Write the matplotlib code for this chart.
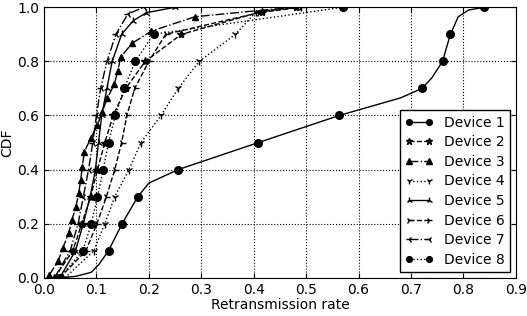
import matplotlib.pyplot as plt
import numpy as np

plt.rcParams['xtick.direction'] = 'in'
plt.rcParams['ytick.direction'] = 'in'
plt.rcParams['xtick.top'] = True
plt.rcParams['ytick.right'] = True
plt.rcParams['font.size'] = 10

# CDF levels and retransmission rates
cdf_dec = [0.0, 0.1, 0.2, 0.3, 0.4, 0.5, 0.6, 0.7, 0.8, 0.9, 1.0]

# device 1 with a few extra points in between the markers (smooth curve)
dev1_x = [0.03, 0.06, 0.09, 0.105, 0.123, 0.149, 0.179, 0.20, 0.256, 0.409, 0.563,
          0.68, 0.721, 0.74, 0.76, 0.775, 0.79, 0.81, 0.84]
dev1_y = [0.0, 0.005, 0.02, 0.05, 0.1, 0.2, 0.3, 0.35, 0.4, 0.5, 0.6,
          0.665, 0.7, 0.74, 0.8, 0.9, 0.965, 0.99, 1.0]
dev1_marks = [0, 4, 5, 6, 8, 9, 10, 12, 14, 15, 18]

dev2 = [0.02, 0.055, 0.072, 0.089, 0.102, 0.116, 0.132, 0.156, 0.193, 0.262, 0.415, 0.48]
dev2_y = cdf_dec[:10] + [0.984, 1.0]
dev4 = [0.04, 0.095, 0.116, 0.135, 0.162, 0.185, 0.223, 0.256, 0.296, 0.365, 0.405, 0.49]
dev4_y = cdf_dec[:10] + [0.984, 1.0]
dev5 = [0.03, 0.06, 0.075, 0.088, 0.098, 0.104, 0.110, 0.120, 0.130, 0.148, 0.17, 0.195, 0.25]
dev5_y = cdf_dec[:10] + [0.95, 0.98, 1.0]
dev6 = [0.03, 0.08, 0.101, 0.119, 0.135, 0.148, 0.158, 0.173, 0.200, 0.232, 0.41, 0.49]
dev6_y = cdf_dec[:10] + [0.98, 1.0]
dev7 = [0.02, 0.05, 0.065, 0.075, 0.085, 0.093, 0.100, 0.108, 0.120, 0.137, 0.16, 0.19]
dev7_y = cdf_dec[:10] + [0.975, 1.0]
dev8 = [0.03, 0.074, 0.090, 0.102, 0.113, 0.123, 0.136, 0.153, 0.174, 0.209, 0.57]

# device 3 has a marker every ~5% of the CDF
dev3_x = [0.010, 0.027, 0.036, 0.047, 0.053, 0.061, 0.066, 0.070, 0.073, 0.077, 0.089,
          0.102, 0.111, 0.121, 0.134, 0.141, 0.146, 0.168, 0.205, 0.288, 0.42, 0.48]
dev3_y = [0.010, 0.062, 0.111, 0.164, 0.213, 0.263, 0.312, 0.361, 0.410, 0.466, 0.515,
          0.565, 0.614, 0.665, 0.715, 0.766, 0.815, 0.867, 0.912, 0.965, 0.99, 1.0]

fig = plt.figure(figsize=(5.27, 3.16), dpi=100)
ax = fig.add_axes([0.0835, 0.121, 0.8955, 0.856])

ax.plot(dev1_x, dev1_y, 'k-o', ms=5.5, lw=1, markevery=dev1_marks, label='Device 1')
ax.plot(dev2, dev2_y, 'k--*', ms=6, lw=1, label='Device 2')
ax.plot(dev3_x, dev3_y, 'k-.^', ms=5, lw=1, markevery=list(range(20)), label='Device 3')
ax.plot(dev4, dev4_y, 'k:1', ms=6, lw=1, label='Device 4')
ax.plot(dev5, dev5_y, 'k-2', ms=6, lw=1, label='Device 5')
ax.plot(dev6, dev6_y, 'k--4', ms=6, lw=1, label='Device 6')
ax.plot(dev7, dev7_y, 'k-.3', ms=6, lw=1, label='Device 7')
ax.plot(dev8, cdf_dec, 'k:o', ms=5.5, lw=1, label='Device 8')

ax.set_xlim(0, 0.9)
ax.set_ylim(0, 1.0)
ax.set_xticks(np.arange(0, 0.91, 0.1))
ax.set_yticks(np.arange(0, 1.01, 0.2))
ax.grid(True, color='k', linestyle=':', lw=0.8)
ax.set_xlabel('Retransmission rate', fontsize=10, labelpad=1)
ax.set_ylabel('CDF', fontsize=10, labelpad=2)

ax.legend(loc='lower right', numpoints=2, fontsize=10, fancybox=False,
          edgecolor='k', framealpha=1, borderaxespad=0.4, handlelength=2,
          labelspacing=0.4, markerscale=0.75)

plt.savefig('out.png', dpi=100)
+--
:: AIM ::
Look over the material above and show each line where "matplotlib" appears.

:: TASK RESPONSE ::
Write the matplotlib code for this chart.
import matplotlib.pyplot as plt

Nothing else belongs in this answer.